This week the Central Banks of Australia and the United Kingdom, decide on their monetary policy. In this sense, the Reserve Bank of Australia, reported its decision in the last hours.
In general terms, the official statement does not report changes during the month of August, since the RBA will maintain the interest rate at 0.10%.
Still, the RBA will continue to buy government assets at the rate of $ 5 billion a week through early September. After that, it will maintain a purchase rate of $ 4 billion per week.
In the RBA statement, they highlighted a better than expected economic recovery.
However, the recent outbreaks of the Delta variant will interrupt the pace of recovery and GDP is expected to decline in the September quarter. With this, they also expect effects on the labor market. It has recovered faster than expected, and the unemployment rate fell further to 4.9% in June.
Regarding the RBA’s expectations, they expect a gradual recovery in both wage growth and core inflation. This is subject to the evolution of the spread of the virus and the expectations of vaccination of the population against the covid, affecting border openings and economic activity.

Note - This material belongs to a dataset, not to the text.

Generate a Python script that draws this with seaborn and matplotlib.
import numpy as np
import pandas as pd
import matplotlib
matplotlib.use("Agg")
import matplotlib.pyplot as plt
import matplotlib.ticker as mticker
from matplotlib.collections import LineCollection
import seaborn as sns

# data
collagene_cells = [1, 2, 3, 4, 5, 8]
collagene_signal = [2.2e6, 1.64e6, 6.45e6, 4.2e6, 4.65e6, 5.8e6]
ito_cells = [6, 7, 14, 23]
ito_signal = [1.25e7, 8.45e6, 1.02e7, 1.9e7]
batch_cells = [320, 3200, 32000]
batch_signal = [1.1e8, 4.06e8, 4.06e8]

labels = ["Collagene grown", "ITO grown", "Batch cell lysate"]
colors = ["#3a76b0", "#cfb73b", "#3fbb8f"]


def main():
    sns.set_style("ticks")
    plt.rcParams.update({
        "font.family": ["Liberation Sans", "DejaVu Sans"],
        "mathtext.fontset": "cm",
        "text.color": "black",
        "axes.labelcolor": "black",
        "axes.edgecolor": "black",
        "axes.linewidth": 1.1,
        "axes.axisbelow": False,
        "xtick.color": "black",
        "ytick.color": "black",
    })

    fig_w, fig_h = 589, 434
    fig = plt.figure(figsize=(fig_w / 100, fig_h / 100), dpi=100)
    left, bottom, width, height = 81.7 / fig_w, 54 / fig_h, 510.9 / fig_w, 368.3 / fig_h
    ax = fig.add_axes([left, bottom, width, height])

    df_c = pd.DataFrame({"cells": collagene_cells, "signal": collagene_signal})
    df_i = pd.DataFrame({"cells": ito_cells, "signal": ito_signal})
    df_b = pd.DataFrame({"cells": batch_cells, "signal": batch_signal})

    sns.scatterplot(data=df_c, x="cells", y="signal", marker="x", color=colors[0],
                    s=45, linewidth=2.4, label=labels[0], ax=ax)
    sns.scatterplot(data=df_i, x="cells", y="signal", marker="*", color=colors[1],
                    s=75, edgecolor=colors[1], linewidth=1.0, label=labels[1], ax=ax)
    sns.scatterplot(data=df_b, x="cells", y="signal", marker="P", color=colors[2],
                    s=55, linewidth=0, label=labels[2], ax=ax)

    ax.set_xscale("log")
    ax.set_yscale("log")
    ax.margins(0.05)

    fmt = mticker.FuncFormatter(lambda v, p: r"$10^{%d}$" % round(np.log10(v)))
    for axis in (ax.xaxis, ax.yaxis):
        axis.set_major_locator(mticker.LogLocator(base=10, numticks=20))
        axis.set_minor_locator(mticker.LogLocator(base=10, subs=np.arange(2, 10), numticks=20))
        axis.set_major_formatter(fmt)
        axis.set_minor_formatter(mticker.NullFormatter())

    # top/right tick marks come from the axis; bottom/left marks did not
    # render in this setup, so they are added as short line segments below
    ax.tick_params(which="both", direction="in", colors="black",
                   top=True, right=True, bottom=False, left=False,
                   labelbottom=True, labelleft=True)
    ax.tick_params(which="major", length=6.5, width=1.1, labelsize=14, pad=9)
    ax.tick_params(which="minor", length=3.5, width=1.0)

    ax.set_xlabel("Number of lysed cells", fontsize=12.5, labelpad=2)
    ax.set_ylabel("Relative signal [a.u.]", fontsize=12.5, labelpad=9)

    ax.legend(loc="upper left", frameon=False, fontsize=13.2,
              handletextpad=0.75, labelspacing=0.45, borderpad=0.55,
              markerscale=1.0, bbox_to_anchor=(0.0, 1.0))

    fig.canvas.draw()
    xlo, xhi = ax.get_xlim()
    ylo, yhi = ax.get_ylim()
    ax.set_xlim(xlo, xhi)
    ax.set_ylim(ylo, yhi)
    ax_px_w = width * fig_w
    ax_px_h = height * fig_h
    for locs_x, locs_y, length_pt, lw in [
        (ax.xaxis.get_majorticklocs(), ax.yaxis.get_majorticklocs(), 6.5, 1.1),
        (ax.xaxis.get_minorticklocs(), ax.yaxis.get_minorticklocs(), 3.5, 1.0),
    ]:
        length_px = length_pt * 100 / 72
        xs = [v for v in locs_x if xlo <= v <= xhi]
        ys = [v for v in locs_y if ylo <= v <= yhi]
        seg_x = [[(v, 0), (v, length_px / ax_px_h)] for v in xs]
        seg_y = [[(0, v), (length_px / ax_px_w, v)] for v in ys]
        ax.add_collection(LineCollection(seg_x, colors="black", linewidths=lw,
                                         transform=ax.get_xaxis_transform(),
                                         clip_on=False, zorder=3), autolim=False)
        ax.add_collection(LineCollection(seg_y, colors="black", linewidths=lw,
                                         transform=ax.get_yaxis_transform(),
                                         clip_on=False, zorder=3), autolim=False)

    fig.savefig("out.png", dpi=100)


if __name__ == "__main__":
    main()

Given this, they will maintain flexibility when making decisions about the asset purchase policy and the interest rate, in accordance with inflationary and full employment objectives.
Regarding the expectations of the decisions that the Bank of England will make, no resounding changes are projected. The decision is contextualized in a scenario of containment of the new Delta variant, which adds optimism to the markets due to the positive economic results. For this reason, it is expected that the evaluation that they will carry out regarding the economic performance will be optimistic and, based on this, there will be indications about upcoming changes.
Monetary policy and asset purchase policy is expected to continue and it is still uncertain when they will begin to reduce it. Regarding the interest rate, no changes are expected for it, remaining at 0.1%. For the decision-making committee, withdrawing the stimulus too soon would be an even greater risk. However, there are already debates about when to implement changes or maintain it due to changes in inflation, which is currently at 2.5%.